EXCERPTED RECORDS:
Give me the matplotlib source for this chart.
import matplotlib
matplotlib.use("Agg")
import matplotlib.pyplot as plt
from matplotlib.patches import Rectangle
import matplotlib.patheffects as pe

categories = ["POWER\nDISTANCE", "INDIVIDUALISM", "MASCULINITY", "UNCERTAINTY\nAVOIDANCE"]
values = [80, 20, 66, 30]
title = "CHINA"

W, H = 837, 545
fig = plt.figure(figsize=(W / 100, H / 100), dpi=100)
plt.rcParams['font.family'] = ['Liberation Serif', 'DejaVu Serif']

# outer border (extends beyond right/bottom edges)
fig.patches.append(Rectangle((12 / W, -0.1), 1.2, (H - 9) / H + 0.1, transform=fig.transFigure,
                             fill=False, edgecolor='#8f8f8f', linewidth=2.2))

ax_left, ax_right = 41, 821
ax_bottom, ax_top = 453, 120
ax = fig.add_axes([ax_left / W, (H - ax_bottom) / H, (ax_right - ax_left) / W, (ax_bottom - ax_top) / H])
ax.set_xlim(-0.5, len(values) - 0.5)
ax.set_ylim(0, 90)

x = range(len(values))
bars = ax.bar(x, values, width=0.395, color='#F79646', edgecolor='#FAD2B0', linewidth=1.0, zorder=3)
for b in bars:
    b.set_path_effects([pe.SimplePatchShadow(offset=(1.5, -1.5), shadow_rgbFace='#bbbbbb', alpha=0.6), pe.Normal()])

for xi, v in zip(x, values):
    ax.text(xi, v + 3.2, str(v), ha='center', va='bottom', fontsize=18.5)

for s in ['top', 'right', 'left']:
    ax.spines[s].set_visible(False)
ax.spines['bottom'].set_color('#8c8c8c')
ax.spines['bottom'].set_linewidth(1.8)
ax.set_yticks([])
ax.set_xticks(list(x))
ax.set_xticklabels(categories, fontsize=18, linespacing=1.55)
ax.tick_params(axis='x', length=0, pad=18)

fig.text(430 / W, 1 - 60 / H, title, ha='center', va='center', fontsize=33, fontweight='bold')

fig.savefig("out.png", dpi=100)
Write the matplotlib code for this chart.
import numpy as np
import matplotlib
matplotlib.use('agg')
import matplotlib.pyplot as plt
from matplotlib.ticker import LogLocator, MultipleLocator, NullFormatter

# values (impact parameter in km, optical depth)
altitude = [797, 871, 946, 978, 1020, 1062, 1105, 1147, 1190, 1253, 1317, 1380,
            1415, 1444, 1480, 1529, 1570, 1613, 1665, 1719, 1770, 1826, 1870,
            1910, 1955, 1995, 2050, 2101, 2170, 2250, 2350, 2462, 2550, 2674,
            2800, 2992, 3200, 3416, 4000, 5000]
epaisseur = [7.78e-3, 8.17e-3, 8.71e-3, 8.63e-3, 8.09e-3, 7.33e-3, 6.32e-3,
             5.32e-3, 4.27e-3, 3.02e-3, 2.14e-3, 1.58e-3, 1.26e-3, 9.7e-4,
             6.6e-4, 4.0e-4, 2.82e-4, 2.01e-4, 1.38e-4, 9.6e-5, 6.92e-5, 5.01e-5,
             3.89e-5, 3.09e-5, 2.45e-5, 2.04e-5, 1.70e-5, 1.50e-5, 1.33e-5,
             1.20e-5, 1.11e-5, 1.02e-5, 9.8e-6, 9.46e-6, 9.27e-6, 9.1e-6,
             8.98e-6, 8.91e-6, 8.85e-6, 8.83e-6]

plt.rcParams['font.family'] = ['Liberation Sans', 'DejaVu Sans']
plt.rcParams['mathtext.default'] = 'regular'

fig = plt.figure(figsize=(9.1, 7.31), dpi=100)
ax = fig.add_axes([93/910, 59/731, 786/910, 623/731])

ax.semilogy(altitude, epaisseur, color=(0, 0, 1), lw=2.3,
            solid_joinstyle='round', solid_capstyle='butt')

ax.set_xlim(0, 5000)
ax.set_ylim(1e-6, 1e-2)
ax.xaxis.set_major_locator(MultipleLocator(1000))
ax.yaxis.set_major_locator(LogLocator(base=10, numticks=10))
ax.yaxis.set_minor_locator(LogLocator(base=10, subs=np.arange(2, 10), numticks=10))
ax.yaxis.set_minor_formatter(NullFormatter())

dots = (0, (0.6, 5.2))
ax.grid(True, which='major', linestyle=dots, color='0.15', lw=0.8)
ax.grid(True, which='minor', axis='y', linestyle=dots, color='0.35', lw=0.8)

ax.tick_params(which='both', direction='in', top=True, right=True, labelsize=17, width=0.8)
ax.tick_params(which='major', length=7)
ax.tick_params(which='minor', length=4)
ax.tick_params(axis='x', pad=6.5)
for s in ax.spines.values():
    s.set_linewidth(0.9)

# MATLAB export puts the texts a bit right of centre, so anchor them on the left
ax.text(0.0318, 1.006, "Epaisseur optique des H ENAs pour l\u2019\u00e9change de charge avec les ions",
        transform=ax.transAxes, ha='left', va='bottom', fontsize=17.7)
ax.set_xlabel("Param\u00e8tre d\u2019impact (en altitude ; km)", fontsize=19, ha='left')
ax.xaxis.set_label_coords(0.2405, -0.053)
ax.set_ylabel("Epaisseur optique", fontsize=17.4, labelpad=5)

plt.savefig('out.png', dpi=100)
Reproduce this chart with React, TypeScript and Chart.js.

EXERCISE DESCRIPTION: From the listing above, collect every line that mentions the word "chart".

EXERCISE OUTPUT:
Give me the matplotlib source for this chart.
Write the matplotlib code for this chart.
Reproduce this chart with React, TypeScript and Chart.js.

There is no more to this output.